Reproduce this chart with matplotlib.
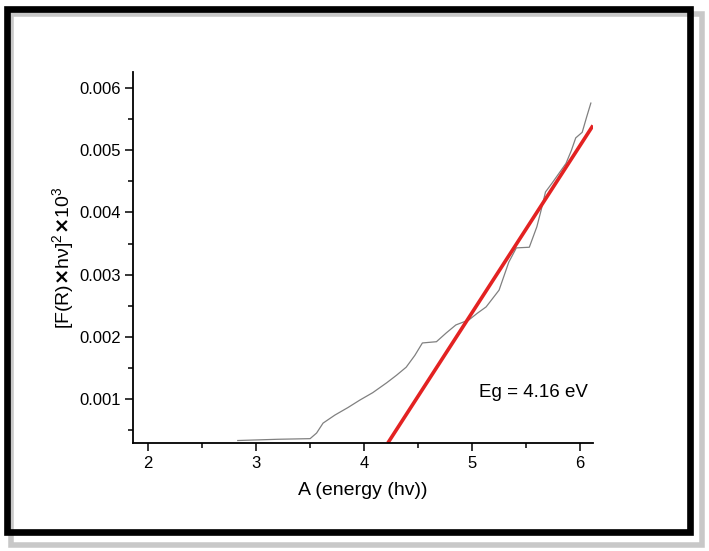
import numpy as np
import matplotlib
matplotlib.use('Agg')
import matplotlib.pyplot as plt
from matplotlib.patches import Rectangle
from matplotlib.ticker import MultipleLocator

plt.rcParams['font.family'] = ['Liberation Sans', 'DejaVu Sans']
plt.rcParams['mathtext.fontset'] = 'custom'
plt.rcParams['mathtext.rm'] = 'Liberation Sans'
plt.rcParams['mathtext.bf'] = 'DejaVu Sans:bold'

energy = [2.83, 3.20, 3.50, 3.56, 3.62, 3.73, 3.85, 3.96, 4.08, 4.21, 4.30, 4.39,
          4.47, 4.54, 4.67, 4.76, 4.85, 4.97, 5.05, 5.13, 5.25, 5.34, 5.41, 5.53,
          5.60, 5.64, 5.68, 5.74, 5.87, 5.92, 5.96, 6.02, 6.06, 6.10]
signal = [0.00033, 0.00035, 0.00036, 0.00045, 0.00061, 0.00074, 0.00086, 0.00098, 0.00110,
          0.00126, 0.00138, 0.00151, 0.00170, 0.00190, 0.00192, 0.00206, 0.00219, 0.00227,
          0.00238, 0.00248, 0.00275, 0.00320, 0.00343, 0.00344, 0.00377, 0.00404, 0.00433,
          0.00447, 0.00479, 0.00500, 0.00520, 0.00529, 0.00553, 0.00576]

# linear fit (Tauc extrapolation)
fit_x = [4.22, 6.12]
fit_y = [0.00029, 0.00540]

fig = plt.figure(figsize=(7.09, 5.51), dpi=100)

# frame with shadow
fig.patches.append(Rectangle((0.016, 0.010), 0.974, 0.964, transform=fig.transFigure,
                             facecolor='none', edgecolor='#c8c8c8', lw=4, zorder=0))
fig.patches.append(Rectangle((0.0099, 0.0345), 0.9635, 0.9500, transform=fig.transFigure,
                             facecolor='none', edgecolor='black', lw=4.8, zorder=1))

ax = fig.add_axes([0.1876, 0.196, 0.6488, 0.6733])
ax.plot(energy, signal, color='#808080', lw=0.9)
ax.plot(fit_x, fit_y, color='#e32222', lw=2.6, solid_capstyle='butt')

ax.set_xlim(1.86, 6.12)
ax.set_ylim(0.00029, 0.00626)
ax.xaxis.set_major_locator(MultipleLocator(1))
ax.xaxis.set_minor_locator(MultipleLocator(0.5))
ax.yaxis.set_major_locator(MultipleLocator(0.001))
ax.yaxis.set_minor_locator(MultipleLocator(0.0005))
ax.tick_params(which='major', direction='out', length=6, width=1.1, labelsize=12, pad=3)
ax.tick_params(which='minor', direction='out', length=3.5, width=1.1)
ax.set_yticks([0.001, 0.002, 0.003, 0.004, 0.005, 0.006])
ax.set_yticklabels(['0.001', '0.002', '0.003', '0.004', '0.005', '0.006'])

for s in ['top', 'right']:
    ax.spines[s].set_visible(False)
for s in ['left', 'bottom']:
    ax.spines[s].set_linewidth(1.3)

ax.set_xlabel('A (energy (hv))', fontsize=14, labelpad=8)
ax.set_ylabel('[F(R)$\\mathbf{\\times}$h\u03bd]$^2$$\\mathbf{\\times}$10$^3$', fontsize=14, labelpad=1)

ax.text(5.57, 0.00110, 'Eg = 4.16 eV', fontsize=13.5, ha='center', va='center')

fig.savefig('out.png', dpi=100)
================
● Aim of the exercise
Send back the data above word for word, with the pictures left out.

● Exercise solution
Reproduce this chart with matplotlib.
import numpy as np
import matplotlib
matplotlib.use('Agg')
import matplotlib.pyplot as plt
from matplotlib.patches import Rectangle
from matplotlib.ticker import MultipleLocator

plt.rcParams['font.family'] = ['Liberation Sans', 'DejaVu Sans']
plt.rcParams['mathtext.fontset'] = 'custom'
plt.rcParams['mathtext.rm'] = 'Liberation Sans'
plt.rcParams['mathtext.bf'] = 'DejaVu Sans:bold'

energy = [2.83, 3.20, 3.50, 3.56, 3.62, 3.73, 3.85, 3.96, 4.08, 4.21, 4.30, 4.39,
          4.47, 4.54, 4.67, 4.76, 4.85, 4.97, 5.05, 5.13, 5.25, 5.34, 5.41, 5.53,
          5.60, 5.64, 5.68, 5.74, 5.87, 5.92, 5.96, 6.02, 6.06, 6.10]
signal = [0.00033, 0.00035, 0.00036, 0.00045, 0.00061, 0.00074, 0.00086, 0.00098, 0.00110,
          0.00126, 0.00138, 0.00151, 0.00170, 0.00190, 0.00192, 0.00206, 0.00219, 0.00227,
          0.00238, 0.00248, 0.00275, 0.00320, 0.00343, 0.00344, 0.00377, 0.00404, 0.00433,
          0.00447, 0.00479, 0.00500, 0.00520, 0.00529, 0.00553, 0.00576]

# linear fit (Tauc extrapolation)
fit_x = [4.22, 6.12]
fit_y = [0.00029, 0.00540]

fig = plt.figure(figsize=(7.09, 5.51), dpi=100)

# frame with shadow
fig.patches.append(Rectangle((0.016, 0.010), 0.974, 0.964, transform=fig.transFigure,
                             facecolor='none', edgecolor='#c8c8c8', lw=4, zorder=0))
fig.patches.append(Rectangle((0.0099, 0.0345), 0.9635, 0.9500, transform=fig.transFigure,
                             facecolor='none', edgecolor='black', lw=4.8, zorder=1))

ax = fig.add_axes([0.1876, 0.196, 0.6488, 0.6733])
ax.plot(energy, signal, color='#808080', lw=0.9)
ax.plot(fit_x, fit_y, color='#e32222', lw=2.6, solid_capstyle='butt')

ax.set_xlim(1.86, 6.12)
ax.set_ylim(0.00029, 0.00626)
ax.xaxis.set_major_locator(MultipleLocator(1))
ax.xaxis.set_minor_locator(MultipleLocator(0.5))
ax.yaxis.set_major_locator(MultipleLocator(0.001))
ax.yaxis.set_minor_locator(MultipleLocator(0.0005))
ax.tick_params(which='major', direction='out', length=6, width=1.1, labelsize=12, pad=3)
ax.tick_params(which='minor', direction='out', length=3.5, width=1.1)
ax.set_yticks([0.001, 0.002, 0.003, 0.004, 0.005, 0.006])
ax.set_yticklabels(['0.001', '0.002', '0.003', '0.004', '0.005', '0.006'])

for s in ['top', 'right']:
    ax.spines[s].set_visible(False)
for s in ['left', 'bottom']:
    ax.spines[s].set_linewidth(1.3)

ax.set_xlabel('A (energy (hv))', fontsize=14, labelpad=8)
ax.set_ylabel('[F(R)$\\mathbf{\\times}$h\u03bd]$^2$$\\mathbf{\\times}$10$^3$', fontsize=14, labelpad=1)

ax.text(5.57, 0.00110, 'Eg = 4.16 eV', fontsize=13.5, ha='center', va='center')

fig.savefig('out.png', dpi=100)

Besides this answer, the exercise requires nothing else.